Should I wait? Waiting is sometimes hard to do?

I was recently asked by a client, “Is there anything we can do to speed up the process? I don’t want to wait 6 to 9 months to resolve my DWI?”

The answer is: yes, you can speed up the process. You can walk into court on the first court date and plead guilty.

This is NOT something I recommend. Why? Because the plea offer you’re likely to get on the first court date is likely the worst plea offer you could get. The DA knows you’re anxious to resolve the matter. Consequently, the Wake County DA will offer you a really bad deal, one that you should almost always refuse.
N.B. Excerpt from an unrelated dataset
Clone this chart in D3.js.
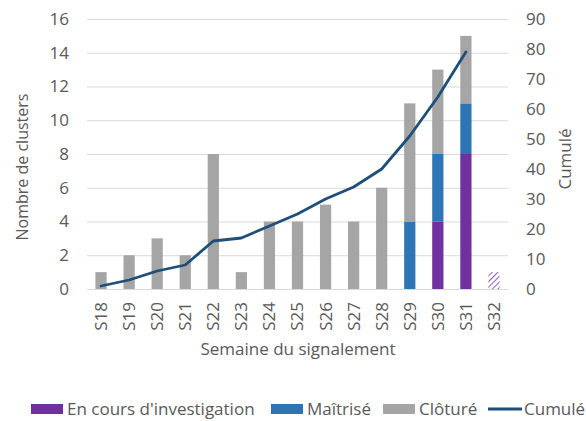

In the case of a DWI, while the plea offer is almost always to “plead open” (i.e., you get nothing in exchange) and that may be something you’d want to do eventually, there’s no reason to do it on the first court date.

There may be circumstances in which you absolutely need to get the DWI or other criminal matter resolved right away. Perhaps you’re about to enlist in the armed forces. None of the branches will take an enlistee unless all criminal matters are resolved. Consequently, you may want to “get it over with.”
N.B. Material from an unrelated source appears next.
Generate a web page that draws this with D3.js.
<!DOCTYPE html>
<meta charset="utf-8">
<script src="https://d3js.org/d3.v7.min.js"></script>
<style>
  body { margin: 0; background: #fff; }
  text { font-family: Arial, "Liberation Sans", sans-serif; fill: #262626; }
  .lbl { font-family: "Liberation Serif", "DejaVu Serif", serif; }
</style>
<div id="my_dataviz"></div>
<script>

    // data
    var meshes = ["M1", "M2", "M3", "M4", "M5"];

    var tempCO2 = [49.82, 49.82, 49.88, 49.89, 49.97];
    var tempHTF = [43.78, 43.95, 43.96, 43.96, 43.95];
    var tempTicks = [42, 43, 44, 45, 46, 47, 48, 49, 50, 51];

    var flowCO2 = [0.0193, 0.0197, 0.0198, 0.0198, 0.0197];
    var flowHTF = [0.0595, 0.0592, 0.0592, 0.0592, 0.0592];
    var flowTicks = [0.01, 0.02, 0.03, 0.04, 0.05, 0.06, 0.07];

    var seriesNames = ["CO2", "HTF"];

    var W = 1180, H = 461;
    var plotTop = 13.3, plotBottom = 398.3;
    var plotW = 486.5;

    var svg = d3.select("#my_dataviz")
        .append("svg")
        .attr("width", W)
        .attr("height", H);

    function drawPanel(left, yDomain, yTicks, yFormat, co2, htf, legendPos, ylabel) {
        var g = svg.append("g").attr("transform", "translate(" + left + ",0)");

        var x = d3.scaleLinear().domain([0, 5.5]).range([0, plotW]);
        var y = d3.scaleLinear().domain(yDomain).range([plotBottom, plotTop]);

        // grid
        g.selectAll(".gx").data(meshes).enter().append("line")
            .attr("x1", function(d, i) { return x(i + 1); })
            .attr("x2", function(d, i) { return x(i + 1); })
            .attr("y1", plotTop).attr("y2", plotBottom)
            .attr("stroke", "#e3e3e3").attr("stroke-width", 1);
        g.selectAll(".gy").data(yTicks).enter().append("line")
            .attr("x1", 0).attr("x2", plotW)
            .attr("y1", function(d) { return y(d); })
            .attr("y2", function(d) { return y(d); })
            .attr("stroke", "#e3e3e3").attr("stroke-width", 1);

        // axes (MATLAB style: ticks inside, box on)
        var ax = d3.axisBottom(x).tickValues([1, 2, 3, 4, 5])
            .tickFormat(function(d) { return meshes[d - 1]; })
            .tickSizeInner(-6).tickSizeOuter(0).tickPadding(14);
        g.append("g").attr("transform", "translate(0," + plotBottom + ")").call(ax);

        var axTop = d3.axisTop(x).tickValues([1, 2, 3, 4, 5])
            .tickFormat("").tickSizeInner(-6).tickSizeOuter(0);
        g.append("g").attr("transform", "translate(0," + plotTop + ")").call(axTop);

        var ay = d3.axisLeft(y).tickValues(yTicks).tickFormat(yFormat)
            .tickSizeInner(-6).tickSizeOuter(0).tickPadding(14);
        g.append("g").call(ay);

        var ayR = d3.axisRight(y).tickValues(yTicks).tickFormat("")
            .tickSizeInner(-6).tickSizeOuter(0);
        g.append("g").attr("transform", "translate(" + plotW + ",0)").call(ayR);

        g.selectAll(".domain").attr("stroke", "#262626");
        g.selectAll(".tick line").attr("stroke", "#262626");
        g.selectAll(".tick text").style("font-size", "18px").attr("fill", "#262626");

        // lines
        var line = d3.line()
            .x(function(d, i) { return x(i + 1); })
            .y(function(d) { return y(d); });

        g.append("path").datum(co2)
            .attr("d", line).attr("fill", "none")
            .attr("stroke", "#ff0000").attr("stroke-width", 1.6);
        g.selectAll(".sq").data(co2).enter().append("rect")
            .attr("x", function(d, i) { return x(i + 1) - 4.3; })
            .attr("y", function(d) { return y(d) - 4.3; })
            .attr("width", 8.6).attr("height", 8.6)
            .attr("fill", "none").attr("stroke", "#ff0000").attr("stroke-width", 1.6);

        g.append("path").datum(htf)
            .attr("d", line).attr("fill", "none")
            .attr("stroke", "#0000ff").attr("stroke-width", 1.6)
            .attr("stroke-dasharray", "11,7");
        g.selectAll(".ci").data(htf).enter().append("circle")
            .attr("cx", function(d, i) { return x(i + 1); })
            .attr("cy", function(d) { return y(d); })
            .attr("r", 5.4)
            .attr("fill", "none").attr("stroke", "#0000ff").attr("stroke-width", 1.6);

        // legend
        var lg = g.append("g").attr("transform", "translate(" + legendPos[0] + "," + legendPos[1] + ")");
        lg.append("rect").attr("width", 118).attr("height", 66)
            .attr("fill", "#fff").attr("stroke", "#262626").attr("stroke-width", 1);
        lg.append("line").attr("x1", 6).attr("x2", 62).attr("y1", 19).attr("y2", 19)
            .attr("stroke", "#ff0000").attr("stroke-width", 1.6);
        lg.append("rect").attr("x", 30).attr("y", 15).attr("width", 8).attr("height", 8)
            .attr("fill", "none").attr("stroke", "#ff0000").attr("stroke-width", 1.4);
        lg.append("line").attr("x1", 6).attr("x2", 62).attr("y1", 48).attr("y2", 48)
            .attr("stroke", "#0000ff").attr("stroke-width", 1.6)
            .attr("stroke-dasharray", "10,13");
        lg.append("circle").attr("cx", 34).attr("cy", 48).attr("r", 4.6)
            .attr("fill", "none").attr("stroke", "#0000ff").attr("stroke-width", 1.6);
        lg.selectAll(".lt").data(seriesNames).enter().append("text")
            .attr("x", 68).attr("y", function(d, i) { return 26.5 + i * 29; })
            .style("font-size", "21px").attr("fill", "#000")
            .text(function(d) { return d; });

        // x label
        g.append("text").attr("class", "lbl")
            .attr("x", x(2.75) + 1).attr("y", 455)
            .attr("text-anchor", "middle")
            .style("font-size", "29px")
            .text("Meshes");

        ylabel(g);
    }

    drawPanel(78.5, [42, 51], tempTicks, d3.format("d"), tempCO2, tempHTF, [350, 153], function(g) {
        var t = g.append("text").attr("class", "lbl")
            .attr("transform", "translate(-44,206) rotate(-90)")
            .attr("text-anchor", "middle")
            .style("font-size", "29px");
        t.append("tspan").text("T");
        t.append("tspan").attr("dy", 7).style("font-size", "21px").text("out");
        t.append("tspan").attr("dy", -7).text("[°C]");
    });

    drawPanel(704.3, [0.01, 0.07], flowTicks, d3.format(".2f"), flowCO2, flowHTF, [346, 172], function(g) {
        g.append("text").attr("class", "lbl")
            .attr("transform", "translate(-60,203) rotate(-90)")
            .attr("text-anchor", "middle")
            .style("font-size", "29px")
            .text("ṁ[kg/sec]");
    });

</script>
But for many people, waiting is the best thing to do. Why? Because as time goes on, the state’s position almost always weakens. And DAs get more eager to offer better pleas as time goes on.
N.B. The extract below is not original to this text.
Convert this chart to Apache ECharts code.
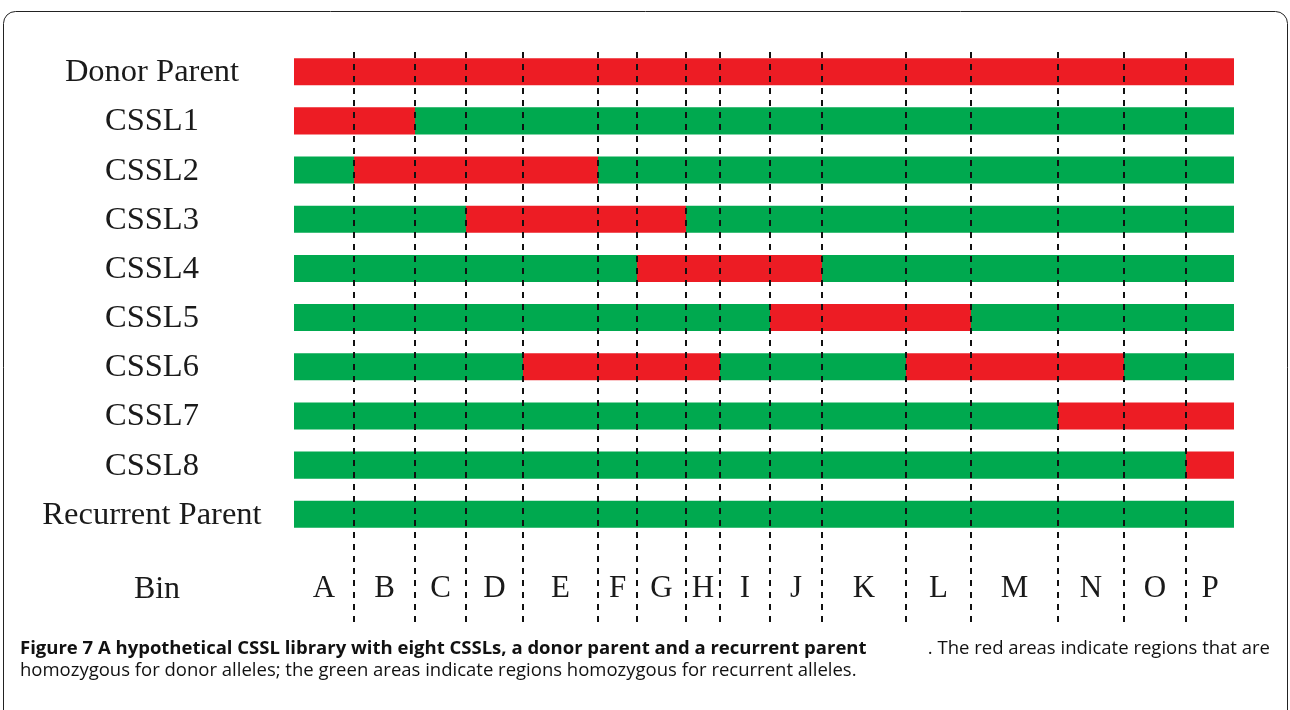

Finally, in many cases, you won’t get all of the information about your case until at least 6 to 9 months after you are first charged. For instance, if you’re charged with a DWI, and as part of your arrest you submitted to a blood test, the blood results won’t be returned by the SBI for months.

The State Bureau of Investigation (SBI), the agency that conducts the blood test, has such a backlog, that the results of the test won’t be available until at least 6 months after your arrest.

The answer is to sit tight and wait. At most, you’ll have to make a number of appearances. If you’re out-of-state, your attorney can make those for you.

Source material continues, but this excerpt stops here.